A very good, truly gentle intro to quantum computing. A basic understanding of probability and complex numbers is required. But, if you’re truly interested in gaining a basic understanding of QC’s mathematics, you’ll likely already be familiar with those.

ABSTRACT: Quantum Computing is a new and exciting field at the intersection of mathematics, computer science and physics. It concerns a utilization of quantum mechanics to improve the efficiency of computation.Here we present a gentle introduction to some of the ideas in quantum computing. The paper begins by motivating the central ideas of quantum mechanics and quantum computation with simple toy models. From there we move on to a formal presentation of the small fraction of (finite dimensional) quantum mechanics that we will need for basic quantum computation. Central notions of quantum architecture (qubits and quantum gates) are described. The paper ends with a presentation of one of the simplest quantum algorithms: Deutsch’s algorithm. Our presentation demands neither advanced mathematics nor advanced physics.

In their frequent shopping sprees Paris and Nicole often have trouble checking the bill. To address their less than impressive numeracy skills they decide to return to school. After a year of maths training the teacher wants to test the class of 25 students and lines them up in a queue such that Paris and Nicole are standing next to each other. The teacher then writes a whole number on the board and the first person in the queue says “That number is divisible by 1.” Then the second person in the queue says “That number is divisible by 2,” and so on till the final student in the queue says “That number is divisible by 25.” After all this the teacher exclaims “Well done! Except for Paris and Nicole everyone made a correct statement.” Find where Paris and Nicole were standing in the queue.

So, we’re looking for a number that can be divided by all numbers from 1 through 25 EXCEPT two of them, that are also consecutive. The number 1 will divide anything, so, that’s trivial. We can also come up with a number that can be divided by ALL of the numbers by simply taking the product of all of those numbers. This doesn’t quite give us our answer, and it also results a number that is much bigger than we really need since some factors would be repeated. (e.g. any number for which 4 is a factor will also have 2 as a factor, so if we don’t need to include both 4 (i.e. 2 x 2) and 2 as factors. Take this a bit further, you see that by including 16 as a factor (2 x 2 x 2 x 2) we include 2, 4, and 8 as well.)

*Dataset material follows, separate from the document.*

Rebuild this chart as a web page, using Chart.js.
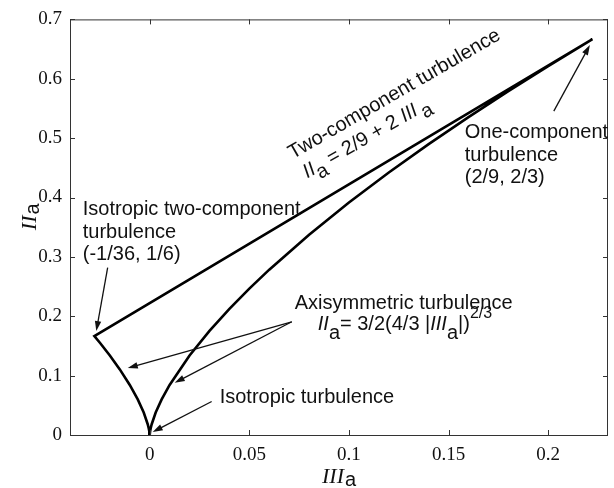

Let’s create such a product, expressed in a form that is prime-factored, though assuming all of the students’ answers were correct:

2: prime
3: prime
4: 2 x 2
5: prime
6: 2 x 3
7: prime
8: 2 x 2 x 2
9: 3 x 3
10: 2 x 5
11: prime
12: 2 x 2 x 3
13: prime
14: 2 x 7
15: 3 x 5
16: 2 x 2 x 2 x 2
17: prime
18: 2 x 3 x 3
19: prime
20: 2 x 2 x 5
21: 3 x 7
22: 2 x 11
23: prime
24: 2 x 2 x 2 x 3
25: 5 x 5

Combining these (e.g. the factored forms of 4 and 8 are implicit in the factorised 16) we get

2 x 2 x 2 x 2 x 3 x 3 x 5 x 5 x 7 x 11 x 13 x 17 x 19 x 23 = 26771144400.

This number is divisible by all of the numbers from 1 to 25. It should be easy to see that by removing, say, 13, we get a number that is still divisable by all of the other numbers from 1 through 25. (13 x 2, the smallest of the other numbers, equals 26, which falls outside range of factors.) Removing 13 we get

2 x 2 x 2 x 2 x 3 x 3 x 5 x 5 x 7 x 11 x 17 x 19 x 23 = 2059318800,

But, we need TWO CONSECUTIVE numbers. Suppose we stick with 13 and try removing 12 as well. But, 12 = 2 x 2 x 3, so, we’d have to either remove both of the 3’s as factors, or at least 3 of the 2’s to have no 12. Suppose we remove both 3’s to give us

2 x 2 x 2 x 2 x 5 x 5 x 7 x 11 x 17 x 19 x 23

Now we’d have no 13, no 3, no 6, no 9, no 15 … already we have more than two numbers that don’t divide whatever was written on the board. So, 12 won’t work. How about 14? Same problem. You’d need to remove either all of the 2’s or the 7, but, removing all of the 2’s gets rid of all even numbers as valid factors, and removing the 7 gets rid of 14 and 21 as well. So neither Paris nor Nicole occupy the 13th place in line.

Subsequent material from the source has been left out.